Becoming an activist scholar
It is a great honour and privilege for me to be here today and have this opportunity to address a room full of ‘Central Asianists’, people who have dedicated a significant period of their lives, their intellectual capacities and passions to the study of the region I call home. I myself embody the dual identity of a Central Asian and a ‘Central Asianist’, a native researcher, a kind of a self-referential scholar, socialised and trained through a combination of home schooling and academic migrations. I am a Central Asian in a truly transnational sense – in that I was born in Tajikistan, from where my family had to leave during the civil war. We then migrated to the hometown of my maternal grandparents – Bukhara – and then to Tashkent, the capital of the newly independent Uzbekistan, where I went to a Turkish high school and completed two years of undergraduate studies at the University of World Economy and Diplomacy; I then received a George Soros-funded scholarship to become an exchange student in Vermont for a year, and then transferred to the American University of Central Asia in Bishkek, Kyrgyzstan.
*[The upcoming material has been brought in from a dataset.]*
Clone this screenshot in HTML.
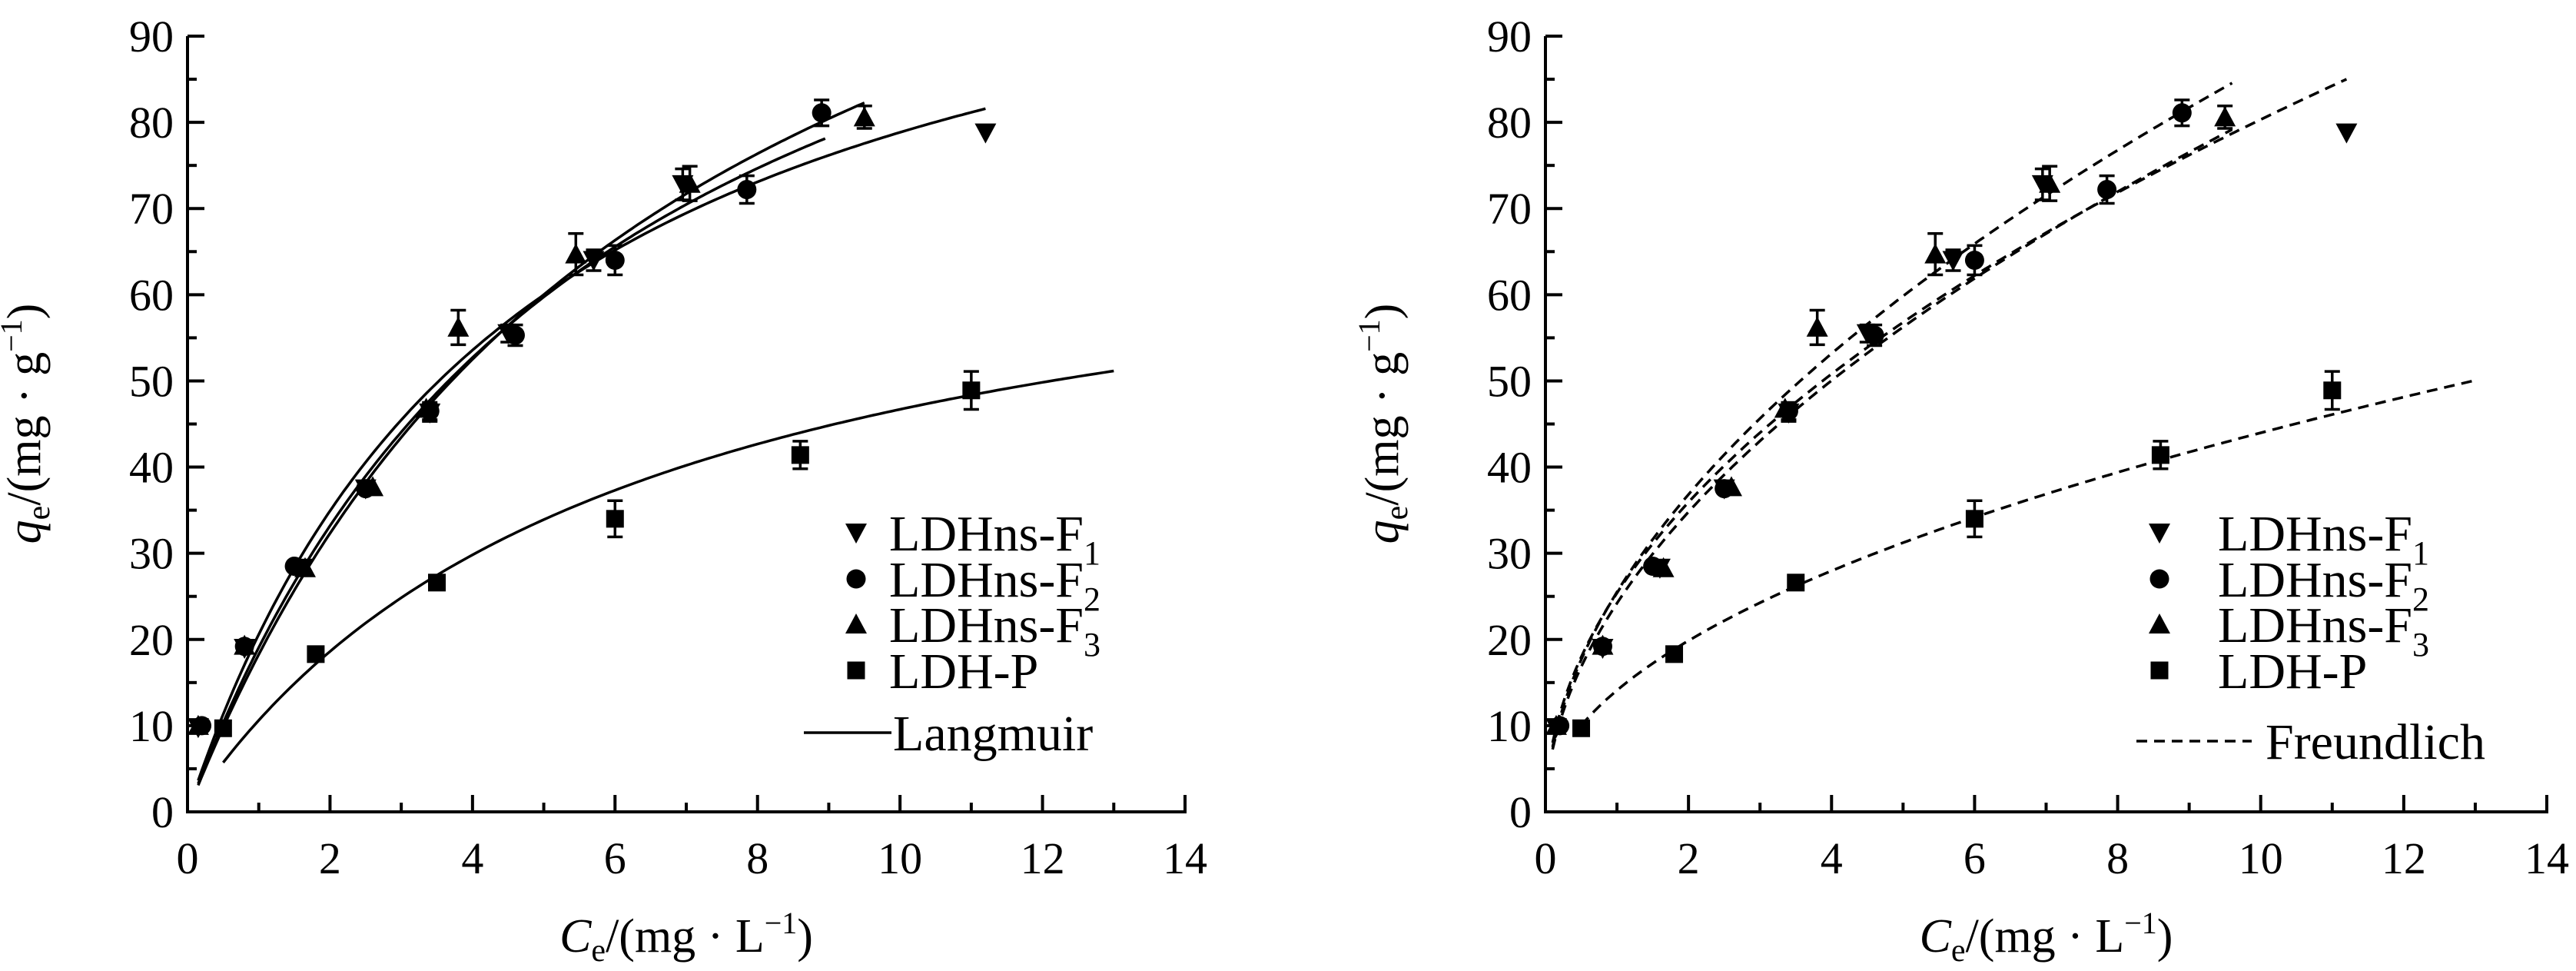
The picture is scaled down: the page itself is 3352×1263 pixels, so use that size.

My postgraduate studies were all in the United Kingdom at St Andrews University, where Will famously met Kate. During my masters’ year funded by a Chevening scholarship, my family back in Uzbekistan were subjected to background checks and told they did not qualify for Uzbek citizenship – our citizenship was revoked, passports taken away, new identities of ‘persons without citizenship’ issued. Since then I have received a Russian citizenship, and while the rest of my closest family members now reside in Kaliningrad (a curious geopolitical exclave of Russia wedged between Poland and Lithuania), I have moved back to Bishkek, where I teach at my alma mater. (I am telling you this personal life story not because my life has been extraordinary, but because it reflects some of the processes and events in the region which I tried to reflect on in my research.) My move to Bishkek for the second time signified another watershed moment in my life – I became an activist.